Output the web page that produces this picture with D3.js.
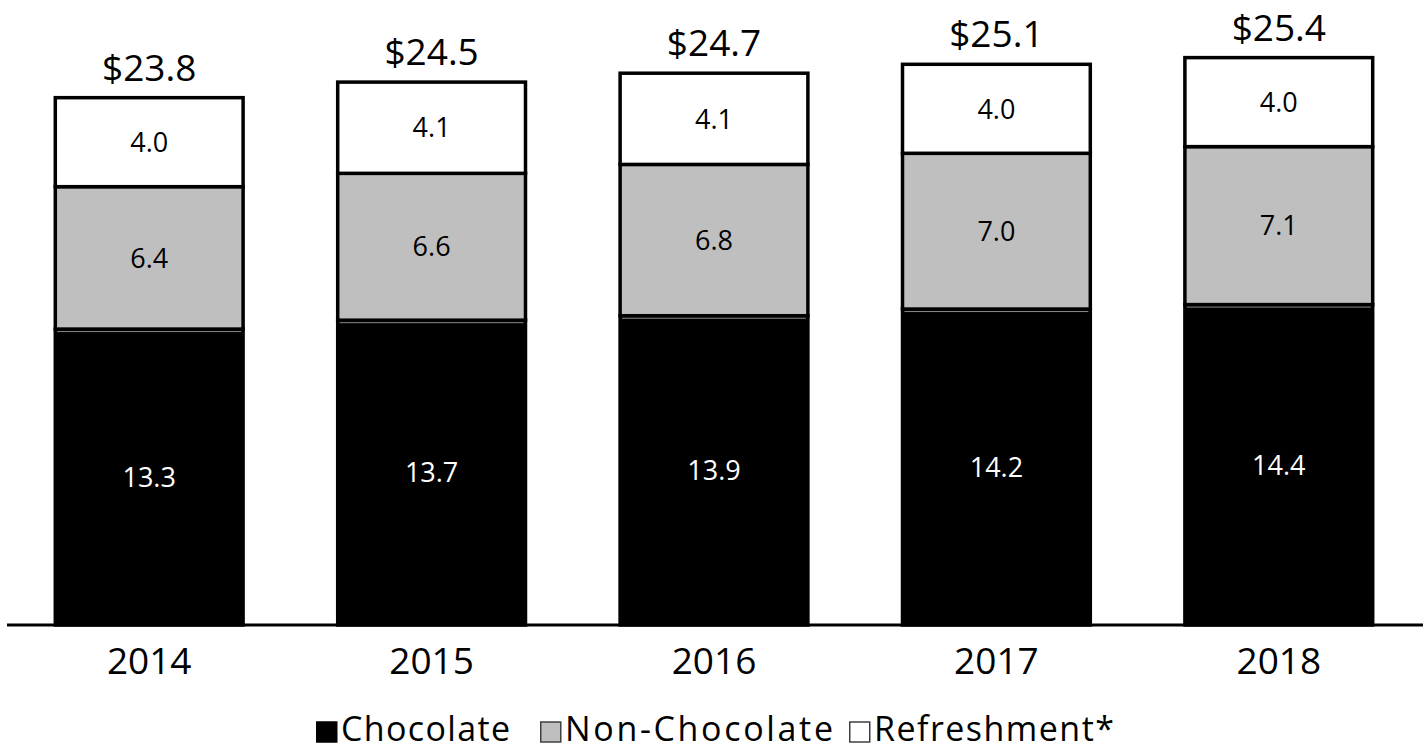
<!DOCTYPE html>
<html>
<head>
<meta charset="utf-8">
<script src="https://cdn.jsdelivr.net/npm/d3@7"></script>
<style>
  body { margin: 0; background: #fff; }
  text { font-family: "Open Sans", sans-serif; }
</style>
</head>
<body>
<script>
// chart values
const years = ["2014", "2015", "2016", "2017", "2018"];
const chocolate = [13.3, 13.7, 13.9, 14.2, 14.4];
const nonChocolate = [6.4, 6.6, 6.8, 7.0, 7.1];
const refreshment = [4.0, 4.1, 4.1, 4.0, 4.0];
const totals = [23.8, 24.5, 24.7, 25.1, 25.4];
const seriesNames = ["Chocolate", "Non-Chocolate", "Refreshment*"];
const seriesColors = ["#000000", "#bfbfbf", "#ffffff"];

const width = 1427, height = 751;
const baseY = 625;

const svg = d3.select("body").append("svg")
  .attr("width", width)
  .attr("height", height);

const x = d3.scaleBand()
  .domain(years)
  .range([8, 1420])
  .paddingInner(0.335)
  .paddingOuter(0.1675);

const y = d3.scaleLinear()
  .domain([0, 28])
  .range([baseY, 2]);

// build stack table
const rows = years.map((yr, i) => ({
  year: yr,
  "Chocolate": chocolate[i],
  "Non-Chocolate": nonChocolate[i],
  "Refreshment*": refreshment[i]
}));
const stacked = d3.stack().keys(seriesNames)(rows);

const groups = svg.selectAll("g.series")
  .data(stacked)
  .join("g")
  .attr("class", "series")
  .attr("fill", (d, i) => seriesColors[i]);

groups.selectAll("rect")
  .data(d => d)
  .join("rect")
  .attr("x", d => x(d.data.year))
  .attr("y", d => y(d[1]))
  .attr("width", x.bandwidth())
  .attr("height", d => y(d[0]) - y(d[1]))
  .attr("stroke", "#000")
  .attr("stroke-width", 3.5);

// faint seam at top of chocolate segments
svg.selectAll("line.seam")
  .data(stacked[0])
  .join("line")
  .attr("class", "seam")
  .attr("x1", d => x(d.data.year) + 2)
  .attr("x2", d => x(d.data.year) + x.bandwidth() - 2)
  .attr("y1", d => y(d[1]) + 2.5)
  .attr("y2", d => y(d[1]) + 2.5)
  .attr("stroke", "#8a8a8a")
  .attr("stroke-width", 1);

// segment labels
groups.each(function(s, si) {
  d3.select(this).selectAll("text")
    .data(s)
    .join("text")
    .attr("x", d => x(d.data.year) + x.bandwidth() / 2)
    .attr("y", d => (y(d[0]) + y(d[1])) / 2)
    .attr("dy", "0.36em")
    .attr("text-anchor", "middle")
    .attr("font-size", 27)
    .attr("fill", si === 0 ? "#fff" : "#000")
    .text(d => d3.format(".1f")(d[1] - d[0]));
});

// totals above bars
svg.selectAll("text.total")
  .data(stacked[2])
  .join("text")
  .attr("class", "total")
  .attr("x", d => x(d.data.year) + x.bandwidth() / 2)
  .attr("y", d => y(d[1]) - 17)
  .attr("text-anchor", "middle")
  .attr("font-size", 37)
  .attr("fill", "#000")
  .text((d, i) => "$" + d3.format(".1f")(totals[i]));

// baseline axis
const axis = svg.append("g")
  .attr("transform", `translate(0,${baseY})`)
  .call(d3.axisBottom(x).tickSize(0).tickPadding(23));
axis.select(".domain")
  .attr("d", "M7,0H1423")
  .attr("stroke", "#000")
  .attr("stroke-width", 3);
axis.selectAll(".tick text")
  .attr("font-size", 37)
  .attr("font-family", "'Open Sans', sans-serif")
  .attr("fill", "#000")
  .attr("dy", "0.71em");

// legend
const legendX = [316, 540, 849];
const legendTextW = [169, 268, 240];
const legend = svg.append("g").attr("transform", "translate(0,741)");
seriesNames.forEach((name, i) => {
  const item = legend.append("g").attr("transform", `translate(${legendX[i]},0)`);
  item.append("rect")
    .attr("x", 0.75)
    .attr("y", -19)
    .attr("width", 20)
    .attr("height", 20)
    .attr("fill", seriesColors[i])
    .attr("stroke", i === 0 ? "#000" : "#404040")
    .attr("stroke-width", 1.5);
  item.append("text")
    .attr("x", 25)
    .attr("font-size", 34)
    .attr("fill", "#000")
    .attr("textLength", legendTextW[i])
    .attr("lengthAdjust", "spacing")
    .text(name);
});
</script>
</body>
</html>
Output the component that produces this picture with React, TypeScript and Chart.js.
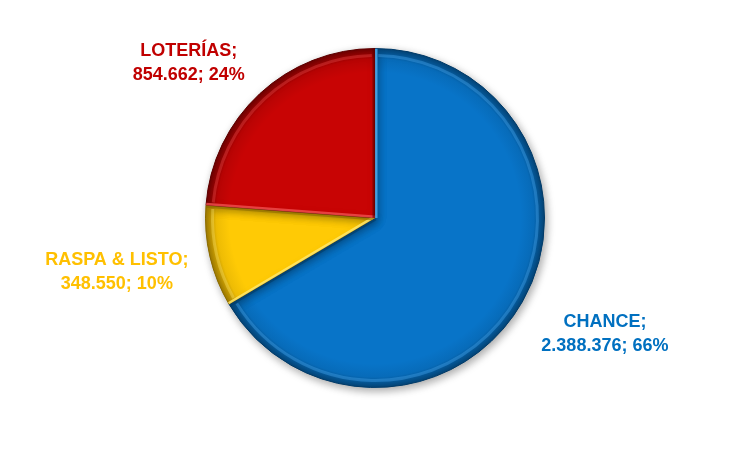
import React, { useEffect, useRef } from "react";
import { Chart, registerables } from "chart.js";

Chart.register(...registerables);

const categories = ["CHANCE", "RASPA & LISTO", "LOTERÍAS"];
const values = [2388376, 348550, 854662];
const valueLabels = ["2.388.376", "348.550", "854.662"];
const percentLabels = ["66%", "10%", "24%"];
const sliceColors = ["#0874C8", "#FFCA05", "#C80404"];
const darkColors = ["#023a66", "#8a6a00", "#5a0000"];
const lightColors = ["#4fb0f5", "#ffe870", "#f05050"];
const textColors = ["#0070C0", "#FFC000", "#C00000"];

function hexToRgba(hex: string, a: number) {
  const n = parseInt(hex.slice(1), 16);
  return `rgba(${(n >> 16) & 255},${(n >> 8) & 255},${n & 255},${a})`;
}

const shadowPlugin = {
  id: "pieShadow",
  beforeDatasetsDraw(chart: any) {
    const ctx = chart.ctx;
    ctx.save();
    ctx.shadowColor = "rgba(0,0,0,0.35)";
    ctx.shadowBlur = 8;
    ctx.shadowOffsetX = 2;
    ctx.shadowOffsetY = 3;
  },
  afterDatasetsDraw(chart: any) {
    chart.ctx.restore();
  },
};

const bevelPlugin = {
  id: "bevel",
  afterDatasetsDraw(chart: any) {
    const ctx = chart.ctx;
    const meta = chart.getDatasetMeta(0);
    meta.data.forEach((arc: any, i: number) => {
      const { x, y, startAngle, endAngle, outerRadius } = arc.getProps(
        ["x", "y", "startAngle", "endAngle", "outerRadius"],
        true
      );
      ctx.save();
      ctx.beginPath();
      ctx.moveTo(x, y);
      ctx.arc(x, y, outerRadius, startAngle, endAngle);
      ctx.closePath();
      ctx.clip();
      const g = ctx.createRadialGradient(x, y, outerRadius * 0.86, x, y, outerRadius);
      g.addColorStop(0, hexToRgba(darkColors[i], 0));
      g.addColorStop(0.55, hexToRgba(darkColors[i], 0.15));
      g.addColorStop(1, hexToRgba(darkColors[i], 0.85));
      ctx.fillStyle = g;
      ctx.fillRect(x - outerRadius, y - outerRadius, outerRadius * 2, outerRadius * 2);
      ctx.beginPath();
      ctx.arc(x, y, outerRadius - 7, startAngle + 0.02, endAngle - 0.02);
      ctx.strokeStyle = hexToRgba(lightColors[i], 0.35);
      ctx.lineWidth = 3;
      ctx.stroke();
      ctx.beginPath();
      ctx.moveTo(x, y);
      ctx.lineTo(x + Math.cos(startAngle) * outerRadius, y + Math.sin(startAngle) * outerRadius);
      ctx.strokeStyle = hexToRgba(lightColors[i], 0.8);
      ctx.lineWidth = 5;
      ctx.stroke();
      ctx.beginPath();
      ctx.moveTo(x, y);
      ctx.lineTo(x + Math.cos(endAngle) * outerRadius, y + Math.sin(endAngle) * outerRadius);
      ctx.strokeStyle = hexToRgba(darkColors[i], 0.6);
      ctx.lineWidth = 5;
      ctx.stroke();
      ctx.restore();
    });
  },
};

const labelPlugin = {
  id: "outLabels",
  afterDraw(chart: any) {
    const ctx = chart.ctx;
    const meta = chart.getDatasetMeta(0);
    const fontSize = 18;
    const lineH = 24;
    ctx.save();
    ctx.font = `bold ${fontSize}px "Liberation Sans", Arial, sans-serif`;
    ctx.textAlign = "center";
    ctx.textBaseline = "middle";
    meta.data.forEach((arc: any, i: number) => {
      const { x, y, startAngle, endAngle, outerRadius } = arc.getProps(
        ["x", "y", "startAngle", "endAngle", "outerRadius"],
        true
      );
      const mid = (startAngle + endAngle) / 2;
      const lines = [`${categories[i]};`, `${valueLabels[i]}; ${percentLabels[i]}`];
      const w = Math.max(...lines.map((l) => ctx.measureText(l).width));
      const h = lineH * lines.length;
      const c = Math.cos(mid);
      const s = Math.sin(mid);
      const px = x + c * (outerRadius + 22);
      const py = y + s * (outerRadius + 12);
      const cx = px + Math.sign(c) * (w / 2);
      const cy = py + (h / 2) * Math.max(-1, Math.min(1, s * 2)) + 2;
      ctx.fillStyle = textColors[i];
      lines.forEach((l, k) => {
        ctx.fillText(l, cx, cy - h / 2 + lineH * (k + 0.5));
      });
    });
    ctx.restore();
  },
};

export default function App() {
  const ref = useRef<HTMLCanvasElement>(null);
  useEffect(() => {
    document.body.style.margin = "0";
    const chart = new Chart(ref.current!, {
      type: "pie",
      data: {
        labels: categories,
        datasets: [
          {
            data: values,
            backgroundColor: sliceColors,
            borderColor: darkColors,
            borderWidth: 1,
          },
        ],
      },
      options: {
        animation: false,
        responsive: false,
        events: [],
        layout: { padding: { top: 48, bottom: 62, left: 0, right: 0 } },
        plugins: {
          legend: { display: false },
          tooltip: { enabled: false },
        },
      },
      plugins: [shadowPlugin, bevelPlugin, labelPlugin],
    });
    return () => chart.destroy();
  }, []);
  return (
    <div style={{ position: "fixed", left: 0, top: 0, width: 750, height: 450, background: "#fff" }}>
      <canvas ref={ref} width={750} height={450} />
    </div>
  );
}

###

§ TASK TO CARRY OUT:
Give the lines above again exactly, from the one containing "Output the component" to the one containing "Chart.register(...registerables);", both included, but leave out the pictures.

§ RESULT OF THE EXERCISE:
Output the component that produces this picture with React, TypeScript and Chart.js.
import React, { useEffect, useRef } from "react";
import { Chart, registerables } from "chart.js";

Chart.register(...registerables);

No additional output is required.